В Церкви сила наша "совершается в немощи" (2Кор.12,9). Великая сила Церкви - это наши исторические беды и наши грехи. Почему грехи мы называем силой? Прежде всего потому, что познание наших собственных неудач и немощей, как и уважение к неудачам и слабостям ближнего, есть основная предпосылка свободы, есть отрицание тоталитарного права требовать "совершенства". Если кто-либо осмелится "согрешить" в политической партии, институированной идеологической системе или в бизнесе, ему неизбежно придется искупать (порой кровью) нарушение "предписаний" или "распоряжений центра" или же причиненный интересам деловых партнеров ущерб. Сегодня, в этом мире, в этой цивилизации, где все охотятся за удачей, точностью и "совершенством", только в Церкви существует последняя возможность человеческой свободы - "право" на неудачу и бессилие.
Но сила Церкви совершается в немощи главным образом потому, что только признавая человеческую немощь, мы можем претворить жизненную возможность в любовь Бога, "воскрешающего мертвых". Замкнутость в самодостаточности, удовлетворенность своей добродетелью, своими достижениями и здравомыслием не оставляют нам возможности для самоотречения и самопреодоления, высвобождающего животворящую силу любви. Поскольку мы ожидаем осуществления жизненных целей (достижения спасения, праведности, бессмертия) от религиозности, морали, эффективности наших законов, постольку мы отдаляемся от возможности "истинной жизни". Напротив, индивидуальные грехи любого из нас в совокупности с каждым проявлением человеческой несостоятельности в Церкви - в порочных епископах, "разбойничьих" соборах, политических спекуляциях церковной истиной - приводят нас в отчаяние, которое оказывается в высшей степени плодотворным, так как эти явления подтверждают утопичность моралистических мечтаний и религиозных притязаний на "обновление" человека.
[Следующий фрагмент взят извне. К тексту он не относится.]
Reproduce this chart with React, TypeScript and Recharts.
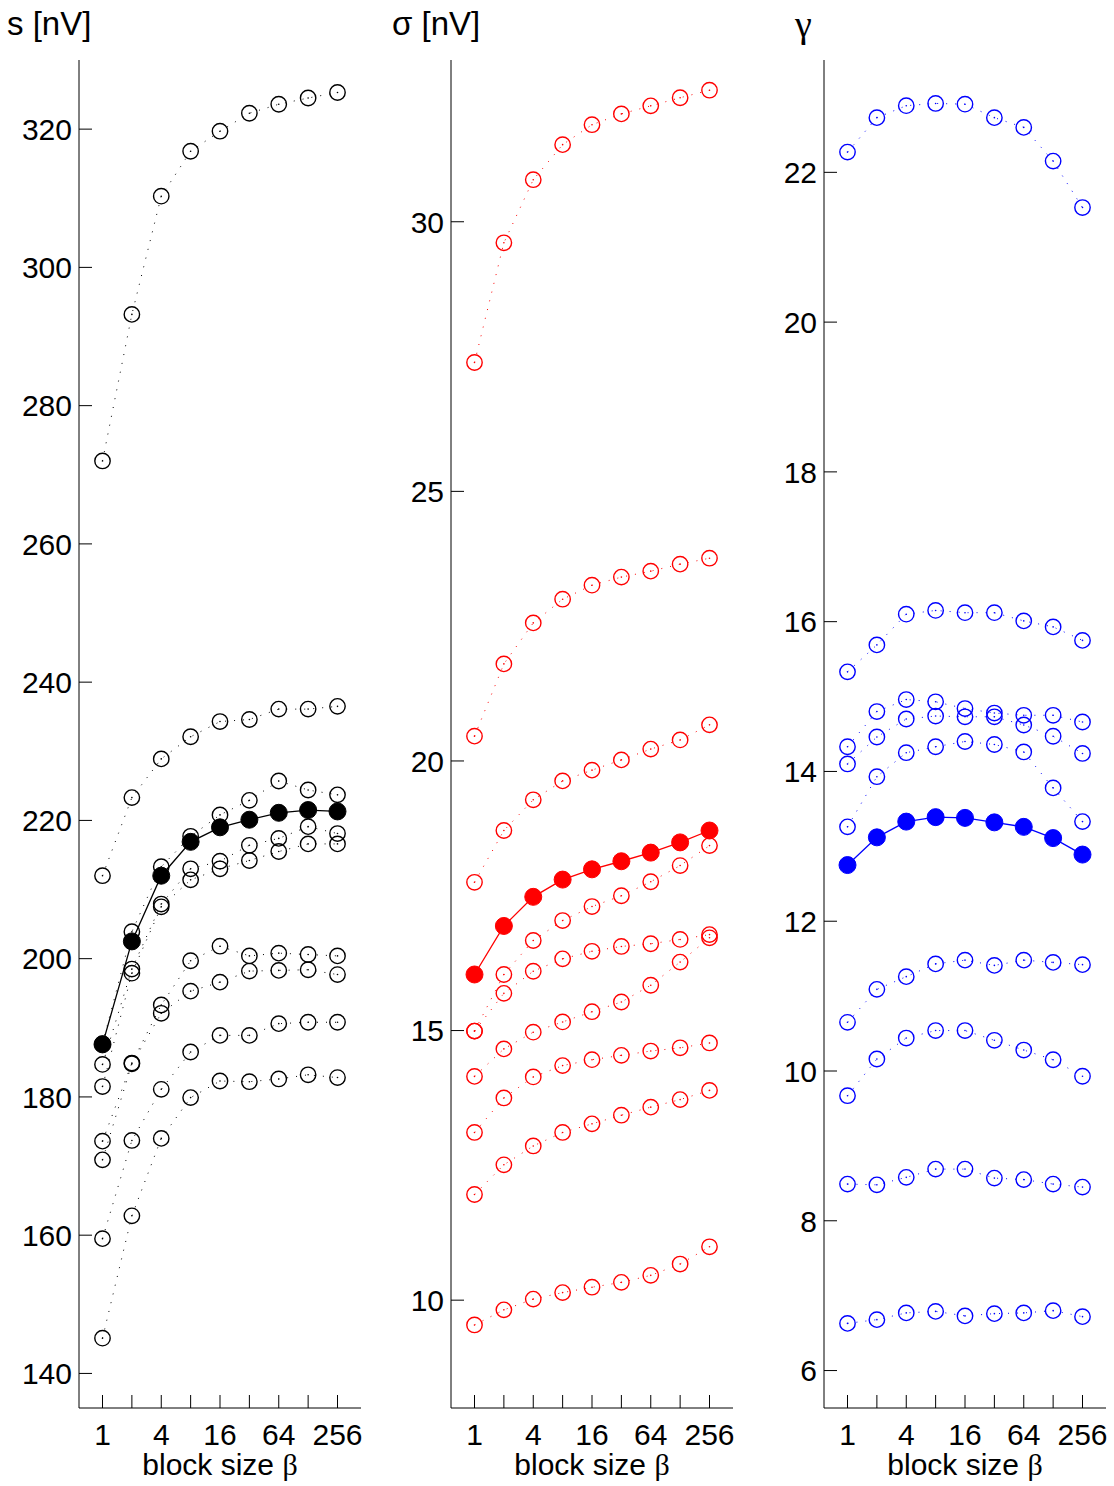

Жизнь вечная, провозглашаемая Церковью, начинается там, где кончаются экзистенциальные возможности твари, то есть исчерпывает себя тенденция к автономному существованию и претензии на индивидуальное обладание жизнью. Спасение от смерти возможно благодаря связи с нетварным; это дар, благодать, а не следствие нашей природы. Спасение становится возможным тогда, когда природа освобождается от необходимости экзистенциальной автономии, от стремления к самосохранению. Тогда перед человеком открывается путь к тринитарному образу бытия - к преодолению в любви своей индивидуальной ограниченности.
Таково свидетельство Церкви, нашедшее свое историческое воплощение по преимуществу в мучениках и аскетах. Конкретное свидетельство мучеников и их исторических последователей - аскетов окончательно запечатлевает образ церковной жизни, предохраняя истину Церкви от искажений. Жизнь - не индивидуальное выживание, но самоотдача в ее высочайшем проявлении, вплоть до смерти - самоотдача в "безумной любви" к Божественной Личности, явленной в Иисусе Христе.